For multiple qualifiers of the same type, I think the answer is to disallow multiple instances of the same qualifiers on a single Observational Expression in the next spec revision. If we wanted to string them together, and I don't think we do, we'd provide boolean operators for them. I'll open a ticket on the spec.

@packet-rat , I don't think @varnerac was explicitly asking about this, but his example included M:M iSsuPerSet ''. Depending on the semantics of the "null" operator @treyka linked to, these could be equivalent or not. But having an empty string on the RHS of an expression is allowed now, and I believe this is correct.

Theres a related issue of whether ISSUPERSET '' should be valid:

b MUST be a valid string representation of the corresponding Object type.

But the pattern validator currently has no knowledge of the Cyber Observable object model, and I think I'd prefer to keep it that way.


@chisholm I agree. Getting rid of some of those fragments is probably a good idea, but I'd want confirmation from @treyka or @ikiril01 that that matches the intent of the spec.

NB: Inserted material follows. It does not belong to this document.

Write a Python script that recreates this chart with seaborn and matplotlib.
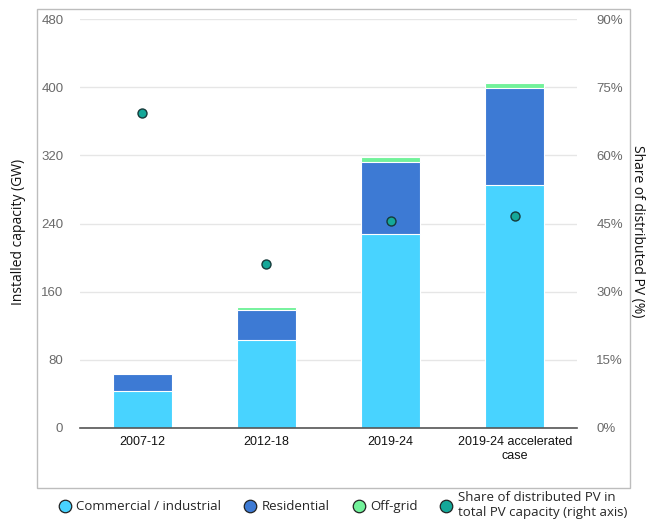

@varnerac If it makes it into the spec, we can implement that here, but we (intentionally) cannot make up new spec requirements in this repo 😁 .

There seem to be several different questions being discussed here. I need to go back and review this issue and determine the separate issues and what we should do with them.

It looks like the WITHIN qualifier has been restricted to positive values only, so that's been taken care of.

Empty object-path components and empty RHS values are not explicitly disallowed by the spec, so for now I don't think there's anything we should change in the validator. The validator is deliberately ignorant of the cyber observable object structure and rules, so those types of restrictions don't need to need to be addressed here. The stix2-validator catches unknown object types and other related "mistakes" based on its knowledge of cyber observable objects.

I agree that we should remove the case-insensitivity on operators and qualifiers, but that should be done in the grammar and then updated here. I'll make a separate issue for that.